Blending
wood & wine with Presidio’s Braun
His very personal vision of bringing a European viticultural philosophy to Santa Barbara County is
wonderfully evident in wines created from grapes grown in Presidio’s estate
vineyard west of the Santa Rita Hills.
Our conversation about winemaking starts in the middle of
an industrial park in Lompoc, affectionately known in certain circles as the
“wine ghetto.” Presidio, among other vintners, practices their craft in
pared-down facilities filled with French Oak barrels that are one of the key
ingredients in making great wine.
From Braun’s point of view, the essence of winemaking
comes down to just two things: the grapes and the barrels. When I caught up
with Braun, he was discussing the essential role that the barrel plays with
visiting French cooper Sirugue, the company that
creates some of the best wine barrels in the world. The key is finding the
perfect balance.
“Our hope is that the oak bends in and out of the wine,
otherwise the wood gets in the way. For me, that’s a big part of the puzzle,”
Braun said.
So, mirroring his desire to create a seamless interplay
between wood and wine, we wove in and out of row upon row of the 2007 vintage
for an impromptu barrel tasting. What became clear was that Braun’s long career
had resulted in an intense focus on making the best wine possible in the least
intrusive way. He summed up this philosophy quite simply: “I find more and more
that the wines that intrigue me the most are the wines that are generally
manipulated the least.”
It has been a long road to this deep understanding of
paring a wine down to its essence in order to achieve the richness and
complexity that his full-flavored, unfiltered vintages deliver. A native of
California and a graduate of UC Davis, he trained at both ends of the vineyard
spectrum, from Cribari, one of the largest producers
in California, to much smaller wineries. In travels
to Europe, he developed a deep appreciation for the wines and viticultural techniques in the Northern Rhone region of
France and brought those ideas back to the valley. Eventually, he formed his
own point of view and launched Presidio Vineyard and Winery in 1991.

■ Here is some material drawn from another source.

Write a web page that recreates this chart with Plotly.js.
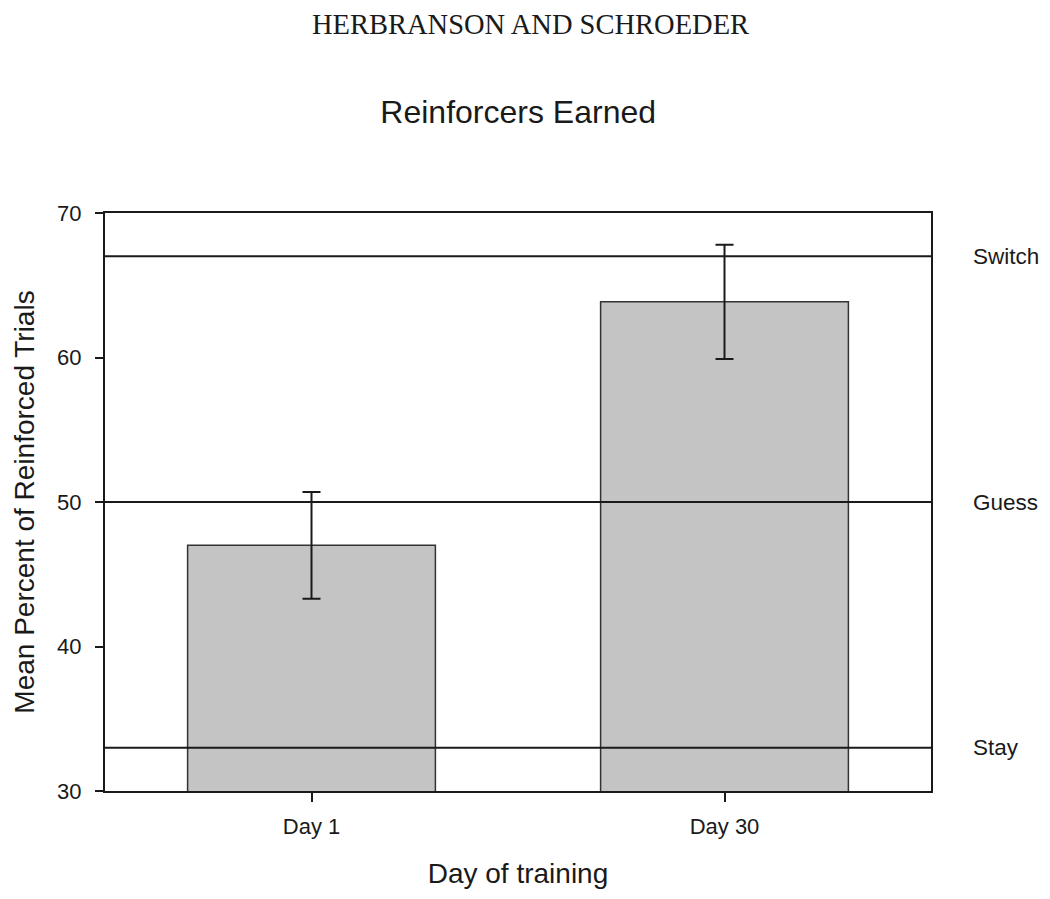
<!DOCTYPE html>
<html>
<head>
<meta charset="utf-8">
<script src="https://cdn.plot.ly/plotly-3.0.1.min.js"></script>
<style>html,body{margin:0;padding:0;background:#fff;}#chart{width:1050px;height:899px;}</style>
</head>
<body>
<div id="chart"></div>
<script>
// Data
const days = ["Day 1", "Day 30"];
const meanPercent = [47.0, 63.85];
const errorSE = [3.7, 3.95];
const refLabels = ["Switch", "Guess", "Stay"];
const refValues = [67, 50, 33];
const yTicks = [30, 40, 50, 60, 70];

const FONT = "Liberation Sans, Arial, sans-serif";

const barTrace = {
  type: "bar",
  x: days,
  y: meanPercent,
  width: 0.6,
  marker: { color: "#c4c4c4", line: { color: "#333333", width: 1.5 } },
  error_y: { type: "data", array: errorSE, visible: true, color: "#1a1a1a", thickness: 2, width: 9 },
  hoverinfo: "skip",
  showlegend: false
};

const shapes = refValues.map(v => ({
  type: "line", xref: "paper", yref: "y", x0: 0, x1: 1, y0: v, y1: v,
  line: { color: "#1a1a1a", width: 2 }, layer: "above"
}));

const annotations = refLabels.map((t, i) => ({
  text: t, xref: "paper", yref: "y", x: 1, y: refValues[i],
  xanchor: "left", yanchor: "middle", xshift: 40, showarrow: false,
  font: { family: FONT, size: 22.5, color: "#1a1a1a" }
}));

annotations.push({
  text: "HERBRANSON AND SCHROEDER", xref: "paper", yref: "paper",
  x: 0.5, y: 1, yshift: 189, xshift: 12, xanchor: "center", yanchor: "middle",
  showarrow: false, font: { family: "Liberation Serif, Times New Roman, serif", size: 28.5, color: "#1a1a1a" }
});

const layout = {
  width: 1050, height: 899,
  margin: { l: 105, r: 119, t: 213, b: 108, pad: 0 },
  paper_bgcolor: "#ffffff", plot_bgcolor: "#ffffff",
  font: { family: FONT, color: "#1a1a1a" },
  title: {
    text: "Reinforcers Earned", x: 0.4935, xanchor: "center",
    y: 1 - 112 / 899, yanchor: "middle", yref: "container",
    font: { family: FONT, size: 32, color: "#1a1a1a" }
  },
  xaxis: {
    type: "category", range: [-0.5, 1.5],
    showline: true, linecolor: "#1a1a1a", linewidth: 2, mirror: true,
    ticks: "outside", ticklen: 9, tickwidth: 2, tickcolor: "#1a1a1a",
    tickfont: { family: FONT, size: 22, color: "#1a1a1a" },
    ticklabelstandoff: 6,
    showgrid: false, zeroline: false,
    title: { text: "Day of training", standoff: 25, font: { family: FONT, size: 28, color: "#1a1a1a" } }
  },
  yaxis: {
    range: [30, 70], tickvals: yTicks,
    showline: true, linecolor: "#1a1a1a", linewidth: 2, mirror: true,
    ticks: "outside", ticklen: 8, tickwidth: 2, tickcolor: "#1a1a1a",
    tickfont: { family: FONT, size: 22, color: "#1a1a1a" },
    ticklabelstandoff: 9,
    showgrid: false, zeroline: false,
    title: { text: "Mean Percent of Reinforced Trials", standoff: 14, font: { family: FONT, size: 28, color: "#1a1a1a" } }
  },
  shapes: shapes,
  annotations: annotations,
  bargap: 0.4
};

Plotly.newPlot("chart", [barTrace], layout, { displayModeBar: false, staticPlot: true });
</script>
</body>
</html>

On 100 acres of property lying in the Santa Maria AVA (a
designated American Viticultural Area), some 30 acres
are planted in Chardonnay, Pinot Noir and Syrah. Living on the property with
his wife, Angela, and a bounty of Labrador retrievers, Braun maintains a
hands-on familiarity with the vines. This intimate connection seems critical.
“You do what works. You do what you like and, in our
case, it turns out to be a good thing. There are plenty of vineyards to buy
fruit from, but can you buy fruit exactly the way you want it farmed? With
exactly the spacing you want; the clones; the varietals? No. Of course not,” he
said.
Further trial and experimentation led him to employ
organic and biodynamic farming practices and eschew buying grapes just to make
a volume goal.
“Growing organically and biodynamically
is really important to me, but it’s not the only key,” Braun said. “Do I think
it’s a tumbler in the combination lock? Absolutely! Yet you have to do so many
other things right as well.”
As we wound down our visit and tasted a Pinot Noir almost
ready to bottle, Braun made no secret of a personal preference.
“My absolute favorite from this vintage is the Pinot
Noir,” he said. “I think it makes a wonderful food wine. What I especially like
is that it’s rich, but there is subtleness about some of the aromatics.”
For me, I found it much harder to choose. While I was
impressed with all the wines, and the Pinot was truly stunning, I was most
taken by Braun’s passion to produce the best possible wine from the best
possible grapes. If you want to form your own opinion, you can always visit
Presidio’s Tasting Room in Solvang.
Cheese Crostada
This dish from Doug and Angela Braun has a subtle
saltiness that marries perfectly with the buttery, spicy undertones of
Presidio’s Chardonnay. Paired with the Chardonnay, it’s a sumptuous and easy
start to any meal.
10 oz Sheep’s milk Manchego
cheese, finely grated
½ cup Presidio Chardonnay wine
Salt, pepper
1 teaspoon fresh oregano, minced
3 garlic cloves, minced
4 slices crusty bread, toasted
2 tablespoons olive oil
1 egg
1 tablespoon finely chopped fresh parsley
Preheat the oven to 485 degrees F. Gently blend the
grated cheese into a smooth mass with the wine. Season to
taste with salt and pepper. Add oregano and garlic. Drizzle the toasted
bread with olive oil and spread with cheese mixture to cover. Whisk the egg and
spread the surface of the crostadas with it. Place on
the top rack of the oven for about three minutes, until heated through and
golden brown. Sprinkle with fresh parsley to garnish and serve.